Any practicing data scientist can tell you that all the munging going on between data acquisition and mathematical algorithm is a huge time sink. This is especially evident when the data does not fall into the traditional model of the dataframe. If one is lucky, it is shaped like a graph, and one can use a graph data structure and graph algorithms to analyze it. However, more generally, there are many more "shapes" of data, that must either be put into adhoc data structures or shoehorned into general-purpose data structures.

In Catlab, we have built a general infrastructure for differently-shaped data based on a category-theoretic framework for databases as functors that we call "Attributed C-Sets" (acsets for short).

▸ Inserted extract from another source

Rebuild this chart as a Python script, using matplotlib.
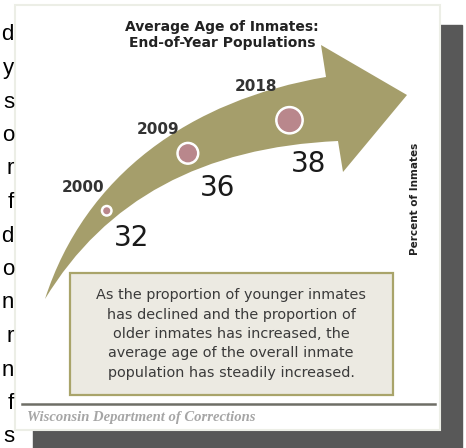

The acset infrastructure is made possible by a novel use of the Julia macro and type system, which would be difficult-to-untenable in most other languages. First "schemas" for acsets are generated by macros. Then, more macros are used to transform these schemas into custom structs. Finally, we use @generated functions to specialize generic operations to these custom structs.

This approach gives us performance comparable to popular data solutions like DataFrames.jl and LightGraphs.jl, while remaining fully generic. The acset infrastructure is used pervasively throughout the AlgebraicJulia ecosystem because of the flexibility, expressivity, and performance features.

In our talk, we will give an overview of the mathematical and computational innovations necessary to implement the acset infrastructure, as well as examples of practical applications of acsets, and a reflection on how acsets have become an essential part of AlgebraicJulia.